Once I fired her up with the electric start (again I am waiting on a new recoil from my dealer) I got to work clearing my driveway first. With the amount of snowfall we got, it did a beautiful job at throwing the snow the distance I needed it to. NO problems with the driveway, but.. the auto turn did catch a few times when I didn't need it to so I had to wrestle with the machine a few times. That was on the driveway. Then I worked on the sidewalks and also the curb and took it all the way down the street so that we would not have any drainage/melting/refreeze icing issues which we commonly get, that end up on the sidewalks and make things very slippery. I ended up getting into some of the heavy stuff that the plow truck had pushed into the sidewalks and curb. It did bog down the engine a bit, but at the same time I was in some pretty heavy stuff there so I am not disappointed. But in the stuff that was about a foot tall on the sidewalks and even parts of the street, the auto turn again was trying to pull me off to one side when I didn't need to be. So I am not very happy with the auto turn at this point. I find it to be more troublesome than helpful. While I love the power of the 28 SHO, the auto turn is enough to make me wish I would have gotten one of the older models that had the lever that releases one wheel to make turning easier. However- to get the kind of power that this machine has, I would have likely needed to go with the previous gen Deluxe 30 with the B&S 1450 Snow Series engine. Which I have used before and which I like the layout of and controls of much better as opposed to the AX engine on the 28SHO. As previously stated, I do not like the choke and 2-speed throttle levers being on top of one another on this new Deluxe 28. I would much prefer a layout similar to the photo below. But what's done is done. I may hang onto this machine, or I may sell it in time and get me the previous generation Deluxe-30. Time will tell.


----------



## Town

You may want to try the Ariens plastic skids. I have them to eliminate paver damage due to scratching, but it seems to help with the Auto turn operation as well. Users with the plastic skids do seem to be happy with the Auto Turn while those with steel skids much less so. Worth a try.

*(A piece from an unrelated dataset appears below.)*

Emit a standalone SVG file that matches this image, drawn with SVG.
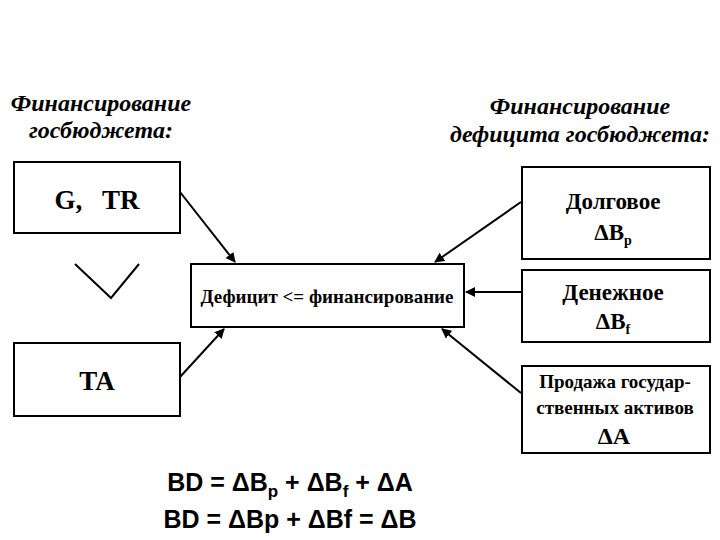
<svg xmlns="http://www.w3.org/2000/svg" width="720" height="540" viewBox="0 0 720 540">
<style>
.b{fill:#fff;stroke:#000;stroke-width:2}
.t{font-family:"Liberation Serif","DejaVu Serif",serif;font-weight:bold;text-anchor:middle;fill:#000}
.h{font-family:"Liberation Serif","DejaVu Serif",serif;font-weight:bold;font-style:italic;font-size:24px;text-anchor:middle}
.f{font-family:"Liberation Sans",sans-serif;font-weight:bold;font-size:25px;text-anchor:middle}
.c{stroke:#000;stroke-width:2;fill:none;marker-end:url(#a)}
</style>
<defs><marker id="a" viewBox="0 0 10 10" refX="9" refY="5" markerWidth="5" markerHeight="5" orient="auto"><path d="M0,0L10,5L0,10z"/></marker></defs>
<rect width="720" height="540" fill="#fff"/>
<text class="h" x="101" y="111">Финансирование</text>
<text class="h" x="101" y="138">госбюджета:</text>
<text class="h" x="580" y="114">Финансирование</text>
<text class="h" x="580" y="142">дефицита госбюджета:</text>
<g id="gtr"><rect class="b" x="14" y="162" width="166" height="71"/><text class="t" x="97" y="209" font-size="27" xml:space="preserve">G,   TR</text></g>
<g id="ta"><rect class="b" x="14" y="343" width="166" height="73"/><text class="t" x="97" y="390" font-size="27">TA</text></g>
<g id="v"><path d="M75,264L111,298L139,264" fill="none" stroke="#000" stroke-width="2"/></g>
<g id="center"><rect class="b" x="191" y="264" width="273" height="63"/><text class="t" x="327" y="303" font-size="19">Дефицит &lt;= финансирование</text></g>
<g id="dolg"><rect class="b" x="522" y="167" width="188" height="92"/><text class="t" x="613" y="209" font-size="23">Долговое</text><text class="t" x="613" y="240" font-size="23">ΔB<tspan font-size="14" dy="5">p</tspan></text></g>
<g id="den"><rect class="b" x="522" y="270" width="188" height="72"/><text class="t" x="613" y="300" font-size="23">Денежное</text><text class="t" x="613" y="329" font-size="23">ΔB<tspan font-size="14" dy="5">f</tspan></text></g>
<g id="prod"><rect class="b" x="522" y="366" width="188" height="87"/><text class="t" x="615" y="388" font-size="19">Продажа государ-</text><text class="t" x="615" y="414" font-size="19">ственных активов</text><text class="t" x="614" y="444" font-size="24">ΔA</text></g>
<g id="connectors">
<line class="c" x1="180" y1="192" x2="235" y2="262"/>
<line class="c" x1="180" y1="377" x2="224" y2="329"/>
<line class="c" x1="521" y1="202" x2="435" y2="262"/>
<line class="c" x1="522" y1="292" x2="466" y2="292" stroke-width="3"/>
<line class="c" x1="521" y1="393" x2="442" y2="329"/>
</g>
<text class="f" x="290" y="491">BD = ΔB<tspan font-size="17" dy="6">p</tspan><tspan dy="-6"> + ΔB</tspan><tspan font-size="17" dy="6">f</tspan><tspan dy="-6"> + ΔA</tspan></text>
<text class="f" x="290" y="528">BD = ΔBp + ΔBf = ΔB</text>
</svg>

I like the new throttle control but its small size may not suit gloves or mitts. I set the throttle with bare hands and the fuel control, choke and ignition too. Start the machine with gloves and turn off the choke with bare hands. At the end of snowblowing just turn off the fuel and ignition. It is so much more convenient than the older machines many controls. 

I agree the fuel tank and fuel cap are terrible designs. When I complained about the small amount of fuel when filled to the red plastic "FULL" mark, Ariens said that the full mark did not apply to my machine. While I could never put the specified amount of fuel in the tank it does hold a lot more if your ignore that mark, and even more if you remove the strainer all together. There is another strainer in the fuel line inside the tank. The fuel tank cap has two longer arms that you can align with the cutouts in the tank neck and press down and turn to lock. Lubricating the thick rubber washer with silicone dielectric grease helps remove friction too.

I would have thought your AX engine would be 369cc and have lots of power to blow heavy snow without bogging. Especially compared to the 306cc B&S engine you previously had. Perhaps it is just new and needs some time to bed in, or perhaps it needs some adjustment that your dealer could check.

Good luck.


----------